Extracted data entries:
— begin —

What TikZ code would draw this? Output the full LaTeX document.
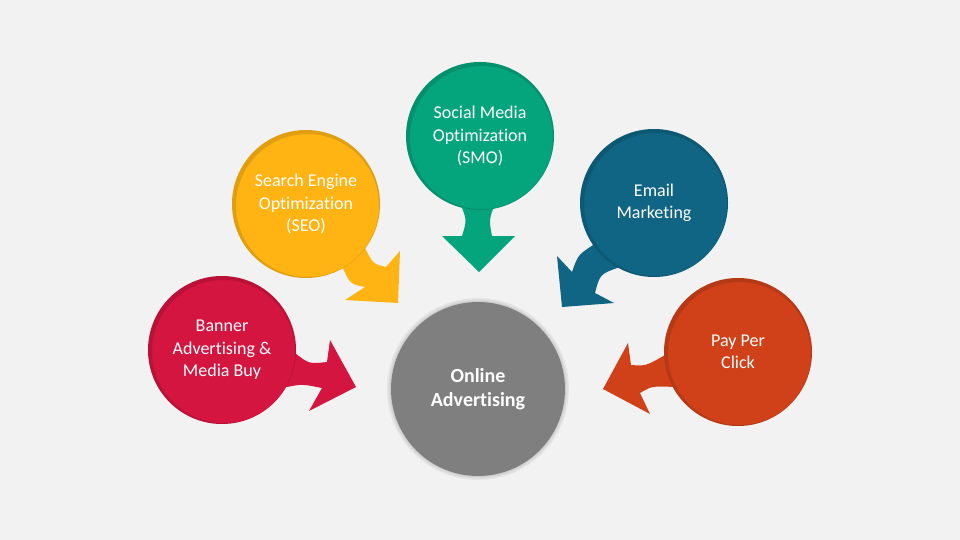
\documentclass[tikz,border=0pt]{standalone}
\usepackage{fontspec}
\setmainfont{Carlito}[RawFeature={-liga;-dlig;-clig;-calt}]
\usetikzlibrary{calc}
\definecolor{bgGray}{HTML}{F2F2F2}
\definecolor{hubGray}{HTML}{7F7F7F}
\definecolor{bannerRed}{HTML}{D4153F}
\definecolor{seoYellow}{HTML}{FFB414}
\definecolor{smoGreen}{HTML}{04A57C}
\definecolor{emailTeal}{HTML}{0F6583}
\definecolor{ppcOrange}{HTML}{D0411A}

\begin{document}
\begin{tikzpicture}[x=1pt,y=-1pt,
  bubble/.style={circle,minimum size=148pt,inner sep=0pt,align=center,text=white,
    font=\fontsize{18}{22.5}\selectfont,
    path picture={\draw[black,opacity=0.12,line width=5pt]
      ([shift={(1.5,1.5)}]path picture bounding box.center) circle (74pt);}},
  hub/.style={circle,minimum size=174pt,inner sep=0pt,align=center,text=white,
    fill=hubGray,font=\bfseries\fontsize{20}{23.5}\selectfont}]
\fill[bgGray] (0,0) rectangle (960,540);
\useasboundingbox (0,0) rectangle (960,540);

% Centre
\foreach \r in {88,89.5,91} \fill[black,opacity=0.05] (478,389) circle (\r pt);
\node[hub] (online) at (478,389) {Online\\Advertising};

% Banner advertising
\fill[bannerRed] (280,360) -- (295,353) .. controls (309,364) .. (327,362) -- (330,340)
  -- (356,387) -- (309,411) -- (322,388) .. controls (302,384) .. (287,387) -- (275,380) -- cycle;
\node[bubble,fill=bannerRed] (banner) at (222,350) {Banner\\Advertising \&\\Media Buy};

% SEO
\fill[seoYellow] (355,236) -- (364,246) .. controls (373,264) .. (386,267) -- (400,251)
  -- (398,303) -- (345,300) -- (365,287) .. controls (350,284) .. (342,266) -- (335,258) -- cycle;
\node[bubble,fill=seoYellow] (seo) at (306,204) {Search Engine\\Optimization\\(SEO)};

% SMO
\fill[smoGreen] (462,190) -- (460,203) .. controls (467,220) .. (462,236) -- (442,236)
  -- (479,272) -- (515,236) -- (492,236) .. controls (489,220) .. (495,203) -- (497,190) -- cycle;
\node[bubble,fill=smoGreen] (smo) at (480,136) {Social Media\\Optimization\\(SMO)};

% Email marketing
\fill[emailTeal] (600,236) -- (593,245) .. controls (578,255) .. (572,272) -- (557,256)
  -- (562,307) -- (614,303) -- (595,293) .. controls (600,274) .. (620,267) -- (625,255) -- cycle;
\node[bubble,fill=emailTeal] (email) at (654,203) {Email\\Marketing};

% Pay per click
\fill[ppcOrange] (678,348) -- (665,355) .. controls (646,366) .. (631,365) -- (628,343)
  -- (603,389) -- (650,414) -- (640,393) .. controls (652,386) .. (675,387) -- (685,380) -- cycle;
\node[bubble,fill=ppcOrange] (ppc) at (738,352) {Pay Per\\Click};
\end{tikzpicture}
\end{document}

— end —
— begin —

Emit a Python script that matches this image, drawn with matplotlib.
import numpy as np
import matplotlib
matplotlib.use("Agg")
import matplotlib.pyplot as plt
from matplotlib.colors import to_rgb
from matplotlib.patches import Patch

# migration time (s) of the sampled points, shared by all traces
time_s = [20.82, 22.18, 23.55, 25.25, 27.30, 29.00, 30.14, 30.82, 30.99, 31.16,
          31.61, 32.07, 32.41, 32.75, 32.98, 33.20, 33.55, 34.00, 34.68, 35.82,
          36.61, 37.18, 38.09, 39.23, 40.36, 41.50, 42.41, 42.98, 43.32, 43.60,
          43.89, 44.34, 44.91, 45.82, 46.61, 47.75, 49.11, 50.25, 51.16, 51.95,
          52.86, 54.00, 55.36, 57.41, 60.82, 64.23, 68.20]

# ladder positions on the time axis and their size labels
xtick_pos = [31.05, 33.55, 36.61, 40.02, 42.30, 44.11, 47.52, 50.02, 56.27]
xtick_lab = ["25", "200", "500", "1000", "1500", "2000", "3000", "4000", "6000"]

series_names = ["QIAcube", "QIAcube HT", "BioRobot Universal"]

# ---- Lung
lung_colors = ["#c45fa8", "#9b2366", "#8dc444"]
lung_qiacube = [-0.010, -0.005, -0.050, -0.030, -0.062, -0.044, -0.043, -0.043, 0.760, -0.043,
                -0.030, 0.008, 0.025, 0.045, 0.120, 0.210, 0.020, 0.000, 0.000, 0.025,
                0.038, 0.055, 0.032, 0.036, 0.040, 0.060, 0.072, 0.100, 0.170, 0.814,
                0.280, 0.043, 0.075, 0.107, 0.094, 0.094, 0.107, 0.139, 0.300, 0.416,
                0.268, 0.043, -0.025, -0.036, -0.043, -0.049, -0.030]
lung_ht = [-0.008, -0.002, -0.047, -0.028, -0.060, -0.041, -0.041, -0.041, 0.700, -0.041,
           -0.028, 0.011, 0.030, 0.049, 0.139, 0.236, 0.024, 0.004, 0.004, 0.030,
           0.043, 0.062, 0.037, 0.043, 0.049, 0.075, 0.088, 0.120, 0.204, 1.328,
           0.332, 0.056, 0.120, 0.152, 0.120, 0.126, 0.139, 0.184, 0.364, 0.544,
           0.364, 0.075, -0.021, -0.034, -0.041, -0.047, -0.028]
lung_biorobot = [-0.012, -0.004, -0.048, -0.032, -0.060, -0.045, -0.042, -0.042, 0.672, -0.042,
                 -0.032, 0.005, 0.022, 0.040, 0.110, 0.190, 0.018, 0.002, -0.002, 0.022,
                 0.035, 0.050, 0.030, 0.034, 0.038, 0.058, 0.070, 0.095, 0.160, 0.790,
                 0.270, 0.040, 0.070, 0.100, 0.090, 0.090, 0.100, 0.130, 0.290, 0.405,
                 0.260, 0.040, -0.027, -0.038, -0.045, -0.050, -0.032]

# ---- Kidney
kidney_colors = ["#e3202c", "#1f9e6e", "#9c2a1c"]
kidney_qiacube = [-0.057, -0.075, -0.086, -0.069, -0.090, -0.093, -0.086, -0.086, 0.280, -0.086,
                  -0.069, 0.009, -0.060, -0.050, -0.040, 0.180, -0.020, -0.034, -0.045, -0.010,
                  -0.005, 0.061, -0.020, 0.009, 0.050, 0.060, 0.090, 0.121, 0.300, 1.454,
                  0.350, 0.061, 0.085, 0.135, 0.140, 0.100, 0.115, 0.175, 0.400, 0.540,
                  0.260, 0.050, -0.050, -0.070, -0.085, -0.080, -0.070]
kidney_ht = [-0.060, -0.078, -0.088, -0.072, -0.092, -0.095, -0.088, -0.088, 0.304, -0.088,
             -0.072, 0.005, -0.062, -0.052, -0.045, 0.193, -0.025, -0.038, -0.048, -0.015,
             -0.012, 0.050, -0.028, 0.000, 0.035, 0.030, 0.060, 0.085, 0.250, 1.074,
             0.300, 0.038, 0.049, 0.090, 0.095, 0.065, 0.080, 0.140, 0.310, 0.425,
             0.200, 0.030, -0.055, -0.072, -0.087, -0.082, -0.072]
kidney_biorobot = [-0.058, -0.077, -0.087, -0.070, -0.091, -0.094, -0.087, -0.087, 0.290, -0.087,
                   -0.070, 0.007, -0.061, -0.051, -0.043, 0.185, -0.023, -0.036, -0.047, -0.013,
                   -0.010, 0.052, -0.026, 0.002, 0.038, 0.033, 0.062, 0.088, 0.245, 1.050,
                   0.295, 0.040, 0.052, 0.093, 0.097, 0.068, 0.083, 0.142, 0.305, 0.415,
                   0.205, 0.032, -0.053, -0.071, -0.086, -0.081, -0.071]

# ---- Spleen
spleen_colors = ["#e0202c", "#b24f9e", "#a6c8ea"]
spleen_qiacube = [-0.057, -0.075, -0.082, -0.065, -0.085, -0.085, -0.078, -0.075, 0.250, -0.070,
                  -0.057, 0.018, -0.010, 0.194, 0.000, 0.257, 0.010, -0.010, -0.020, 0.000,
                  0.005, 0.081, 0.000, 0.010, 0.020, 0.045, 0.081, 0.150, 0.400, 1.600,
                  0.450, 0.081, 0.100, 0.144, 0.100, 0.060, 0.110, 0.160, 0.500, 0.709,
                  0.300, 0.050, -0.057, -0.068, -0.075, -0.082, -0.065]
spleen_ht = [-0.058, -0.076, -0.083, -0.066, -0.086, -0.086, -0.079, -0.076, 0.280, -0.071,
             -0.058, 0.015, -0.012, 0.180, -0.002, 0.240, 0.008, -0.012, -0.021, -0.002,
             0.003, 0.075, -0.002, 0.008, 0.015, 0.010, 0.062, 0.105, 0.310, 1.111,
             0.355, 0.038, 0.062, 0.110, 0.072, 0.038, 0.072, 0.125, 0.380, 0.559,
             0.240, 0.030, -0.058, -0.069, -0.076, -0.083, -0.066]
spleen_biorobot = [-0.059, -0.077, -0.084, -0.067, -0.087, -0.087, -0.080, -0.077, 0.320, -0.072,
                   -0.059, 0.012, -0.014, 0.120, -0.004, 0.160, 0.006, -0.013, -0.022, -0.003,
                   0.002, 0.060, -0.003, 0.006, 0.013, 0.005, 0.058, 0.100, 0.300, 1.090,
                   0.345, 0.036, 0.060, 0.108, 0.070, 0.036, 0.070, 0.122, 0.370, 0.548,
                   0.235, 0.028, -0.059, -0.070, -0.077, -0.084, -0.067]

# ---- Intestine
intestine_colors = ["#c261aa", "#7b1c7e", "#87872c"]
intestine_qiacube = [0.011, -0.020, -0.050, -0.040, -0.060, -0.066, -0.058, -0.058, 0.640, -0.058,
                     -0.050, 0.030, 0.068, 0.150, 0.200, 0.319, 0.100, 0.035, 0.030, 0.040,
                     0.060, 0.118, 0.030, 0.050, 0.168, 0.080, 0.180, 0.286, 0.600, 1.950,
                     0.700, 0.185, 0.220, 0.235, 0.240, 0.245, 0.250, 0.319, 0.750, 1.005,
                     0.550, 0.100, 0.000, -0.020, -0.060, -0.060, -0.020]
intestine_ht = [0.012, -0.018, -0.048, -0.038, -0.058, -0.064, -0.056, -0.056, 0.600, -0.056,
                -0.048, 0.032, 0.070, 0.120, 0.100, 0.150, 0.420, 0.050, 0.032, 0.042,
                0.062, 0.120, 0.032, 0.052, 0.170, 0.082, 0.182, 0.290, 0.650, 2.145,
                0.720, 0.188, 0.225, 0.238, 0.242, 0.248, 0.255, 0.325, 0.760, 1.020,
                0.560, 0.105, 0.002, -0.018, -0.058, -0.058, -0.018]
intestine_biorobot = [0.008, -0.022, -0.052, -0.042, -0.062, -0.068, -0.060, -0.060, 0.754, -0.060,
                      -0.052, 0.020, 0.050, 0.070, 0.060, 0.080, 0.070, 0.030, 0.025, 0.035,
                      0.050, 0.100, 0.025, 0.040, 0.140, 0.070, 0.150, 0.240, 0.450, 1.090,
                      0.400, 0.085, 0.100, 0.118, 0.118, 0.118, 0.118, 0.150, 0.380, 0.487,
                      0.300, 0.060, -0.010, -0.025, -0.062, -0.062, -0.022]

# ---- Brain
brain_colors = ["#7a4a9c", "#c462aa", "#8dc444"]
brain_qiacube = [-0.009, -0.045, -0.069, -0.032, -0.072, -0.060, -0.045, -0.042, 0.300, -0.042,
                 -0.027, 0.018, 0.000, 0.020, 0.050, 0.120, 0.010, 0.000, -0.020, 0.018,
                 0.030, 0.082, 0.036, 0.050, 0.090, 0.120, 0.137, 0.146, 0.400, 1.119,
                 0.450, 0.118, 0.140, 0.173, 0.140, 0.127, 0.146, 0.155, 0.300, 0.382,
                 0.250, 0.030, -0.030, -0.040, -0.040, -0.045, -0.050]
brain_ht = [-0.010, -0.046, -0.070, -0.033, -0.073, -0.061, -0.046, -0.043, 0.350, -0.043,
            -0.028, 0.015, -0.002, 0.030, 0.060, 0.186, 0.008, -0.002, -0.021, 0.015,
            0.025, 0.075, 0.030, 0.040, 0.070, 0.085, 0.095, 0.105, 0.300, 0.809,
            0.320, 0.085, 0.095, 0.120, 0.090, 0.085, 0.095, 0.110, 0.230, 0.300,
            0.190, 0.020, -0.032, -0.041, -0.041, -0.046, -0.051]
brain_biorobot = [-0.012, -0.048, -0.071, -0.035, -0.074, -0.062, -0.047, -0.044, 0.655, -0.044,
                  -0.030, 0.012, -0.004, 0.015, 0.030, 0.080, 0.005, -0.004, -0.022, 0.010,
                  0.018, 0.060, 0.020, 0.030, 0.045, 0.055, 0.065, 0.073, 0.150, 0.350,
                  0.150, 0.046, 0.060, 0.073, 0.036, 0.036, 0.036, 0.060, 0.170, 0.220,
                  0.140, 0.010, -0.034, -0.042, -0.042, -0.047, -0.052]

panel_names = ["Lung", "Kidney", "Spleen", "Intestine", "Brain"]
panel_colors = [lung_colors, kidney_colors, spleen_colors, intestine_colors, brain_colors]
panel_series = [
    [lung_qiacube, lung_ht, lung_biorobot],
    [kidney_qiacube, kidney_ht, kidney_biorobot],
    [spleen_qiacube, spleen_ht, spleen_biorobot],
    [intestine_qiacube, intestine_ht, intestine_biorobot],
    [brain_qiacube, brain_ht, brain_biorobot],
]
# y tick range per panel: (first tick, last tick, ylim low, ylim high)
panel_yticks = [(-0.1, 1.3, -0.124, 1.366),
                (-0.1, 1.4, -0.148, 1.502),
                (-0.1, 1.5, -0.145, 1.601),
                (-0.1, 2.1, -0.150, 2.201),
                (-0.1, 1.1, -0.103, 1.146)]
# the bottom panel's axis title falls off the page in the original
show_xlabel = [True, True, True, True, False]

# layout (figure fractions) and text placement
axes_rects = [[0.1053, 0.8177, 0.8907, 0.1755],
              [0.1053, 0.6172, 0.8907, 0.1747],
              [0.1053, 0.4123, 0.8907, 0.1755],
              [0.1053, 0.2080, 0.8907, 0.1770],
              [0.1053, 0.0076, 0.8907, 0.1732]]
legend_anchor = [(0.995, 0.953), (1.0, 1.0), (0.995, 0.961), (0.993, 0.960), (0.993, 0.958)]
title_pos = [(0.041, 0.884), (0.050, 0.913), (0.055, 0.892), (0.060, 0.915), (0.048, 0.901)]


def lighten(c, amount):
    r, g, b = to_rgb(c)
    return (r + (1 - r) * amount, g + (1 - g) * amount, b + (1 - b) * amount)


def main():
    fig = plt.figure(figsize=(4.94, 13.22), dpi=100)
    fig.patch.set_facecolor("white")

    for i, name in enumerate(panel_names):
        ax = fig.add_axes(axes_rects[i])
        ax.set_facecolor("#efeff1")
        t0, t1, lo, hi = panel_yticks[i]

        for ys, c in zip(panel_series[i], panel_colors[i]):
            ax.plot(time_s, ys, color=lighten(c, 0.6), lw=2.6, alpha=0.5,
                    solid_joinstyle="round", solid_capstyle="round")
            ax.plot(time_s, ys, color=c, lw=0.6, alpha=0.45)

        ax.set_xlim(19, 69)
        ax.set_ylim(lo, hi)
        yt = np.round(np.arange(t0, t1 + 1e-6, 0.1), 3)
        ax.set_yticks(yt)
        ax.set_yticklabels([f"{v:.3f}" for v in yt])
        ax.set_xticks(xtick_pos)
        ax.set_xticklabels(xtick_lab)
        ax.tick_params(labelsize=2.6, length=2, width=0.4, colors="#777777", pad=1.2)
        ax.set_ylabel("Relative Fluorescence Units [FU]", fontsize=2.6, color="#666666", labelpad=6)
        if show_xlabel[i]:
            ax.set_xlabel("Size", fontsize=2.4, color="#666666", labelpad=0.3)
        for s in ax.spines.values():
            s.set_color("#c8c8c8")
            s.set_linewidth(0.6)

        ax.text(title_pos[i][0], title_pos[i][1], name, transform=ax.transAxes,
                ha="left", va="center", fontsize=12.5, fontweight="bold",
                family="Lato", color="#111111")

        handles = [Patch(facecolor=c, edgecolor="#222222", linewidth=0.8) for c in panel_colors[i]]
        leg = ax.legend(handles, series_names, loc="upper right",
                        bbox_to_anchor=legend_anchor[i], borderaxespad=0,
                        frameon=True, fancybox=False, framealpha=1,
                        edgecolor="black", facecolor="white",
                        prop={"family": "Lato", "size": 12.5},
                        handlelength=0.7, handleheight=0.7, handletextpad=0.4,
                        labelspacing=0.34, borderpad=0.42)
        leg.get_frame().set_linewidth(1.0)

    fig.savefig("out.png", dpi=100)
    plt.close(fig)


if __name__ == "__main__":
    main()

— end —
— begin —

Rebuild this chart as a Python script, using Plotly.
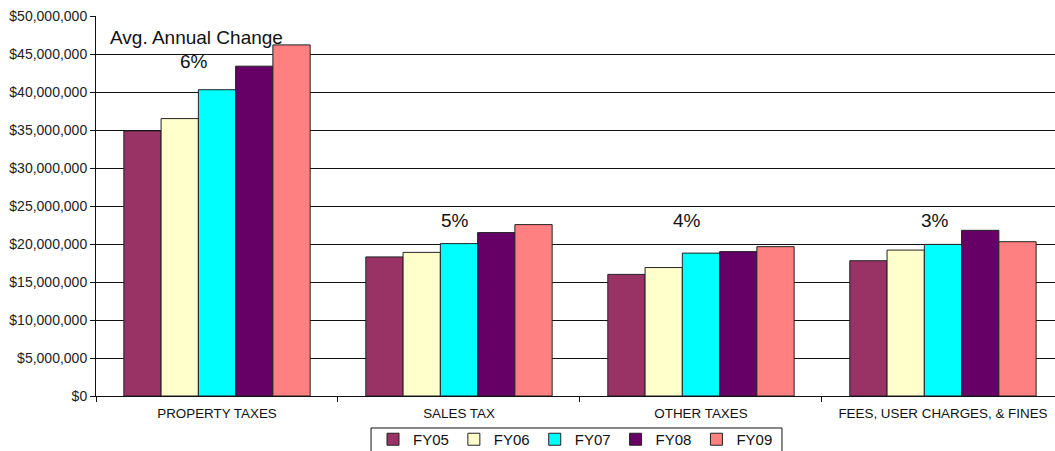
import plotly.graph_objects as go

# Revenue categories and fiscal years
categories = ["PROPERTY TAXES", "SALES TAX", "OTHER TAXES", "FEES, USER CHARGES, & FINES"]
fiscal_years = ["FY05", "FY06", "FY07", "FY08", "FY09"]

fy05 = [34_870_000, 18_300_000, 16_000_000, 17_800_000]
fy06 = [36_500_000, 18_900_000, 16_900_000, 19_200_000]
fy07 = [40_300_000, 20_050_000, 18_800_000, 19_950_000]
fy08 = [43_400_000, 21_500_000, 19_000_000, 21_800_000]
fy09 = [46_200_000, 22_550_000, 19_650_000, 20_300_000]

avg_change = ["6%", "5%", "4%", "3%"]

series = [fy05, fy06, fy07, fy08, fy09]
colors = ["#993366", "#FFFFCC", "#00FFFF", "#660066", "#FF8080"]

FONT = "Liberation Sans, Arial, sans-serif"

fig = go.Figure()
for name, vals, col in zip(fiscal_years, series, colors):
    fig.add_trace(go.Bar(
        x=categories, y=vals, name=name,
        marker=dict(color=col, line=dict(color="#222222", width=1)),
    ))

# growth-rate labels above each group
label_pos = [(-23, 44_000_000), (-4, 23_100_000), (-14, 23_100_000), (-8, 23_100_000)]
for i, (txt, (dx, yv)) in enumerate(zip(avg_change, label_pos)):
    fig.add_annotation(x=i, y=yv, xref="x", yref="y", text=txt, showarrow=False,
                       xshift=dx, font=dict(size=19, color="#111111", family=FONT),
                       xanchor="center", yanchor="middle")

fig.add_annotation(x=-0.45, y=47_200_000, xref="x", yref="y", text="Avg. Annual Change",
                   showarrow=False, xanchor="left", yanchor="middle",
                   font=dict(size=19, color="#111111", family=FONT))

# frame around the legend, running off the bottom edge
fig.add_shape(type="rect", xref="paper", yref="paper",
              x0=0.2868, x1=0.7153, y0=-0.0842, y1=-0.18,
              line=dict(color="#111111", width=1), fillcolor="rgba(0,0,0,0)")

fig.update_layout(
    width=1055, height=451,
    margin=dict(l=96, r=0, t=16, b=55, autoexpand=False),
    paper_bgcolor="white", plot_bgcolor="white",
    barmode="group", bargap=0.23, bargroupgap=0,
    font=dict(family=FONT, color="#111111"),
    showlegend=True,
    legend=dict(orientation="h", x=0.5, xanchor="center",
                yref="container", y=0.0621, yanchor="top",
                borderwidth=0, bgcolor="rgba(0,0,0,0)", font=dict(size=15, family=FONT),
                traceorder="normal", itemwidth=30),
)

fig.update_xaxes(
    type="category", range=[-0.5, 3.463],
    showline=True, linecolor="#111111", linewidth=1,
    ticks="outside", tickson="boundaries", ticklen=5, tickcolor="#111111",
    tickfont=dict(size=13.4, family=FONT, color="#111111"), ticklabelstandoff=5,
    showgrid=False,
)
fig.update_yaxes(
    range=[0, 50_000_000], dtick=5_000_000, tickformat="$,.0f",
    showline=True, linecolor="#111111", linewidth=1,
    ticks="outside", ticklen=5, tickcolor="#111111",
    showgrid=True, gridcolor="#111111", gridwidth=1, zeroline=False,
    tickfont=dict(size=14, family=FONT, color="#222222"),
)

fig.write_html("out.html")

— end —

Objective - Repeat, exactly as they stand above, the lines from the line with "Emit a Python" to the line with "52.86, 54.00, 55.36, 57.41, 60.82, 64.23, 68.20]", both lines included.

Task output -
Emit a Python script that matches this image, drawn with matplotlib.
import numpy as np
import matplotlib
matplotlib.use("Agg")
import matplotlib.pyplot as plt
from matplotlib.colors import to_rgb
from matplotlib.patches import Patch

# migration time (s) of the sampled points, shared by all traces
time_s = [20.82, 22.18, 23.55, 25.25, 27.30, 29.00, 30.14, 30.82, 30.99, 31.16,
          31.61, 32.07, 32.41, 32.75, 32.98, 33.20, 33.55, 34.00, 34.68, 35.82,
          36.61, 37.18, 38.09, 39.23, 40.36, 41.50, 42.41, 42.98, 43.32, 43.60,
          43.89, 44.34, 44.91, 45.82, 46.61, 47.75, 49.11, 50.25, 51.16, 51.95,
          52.86, 54.00, 55.36, 57.41, 60.82, 64.23, 68.20]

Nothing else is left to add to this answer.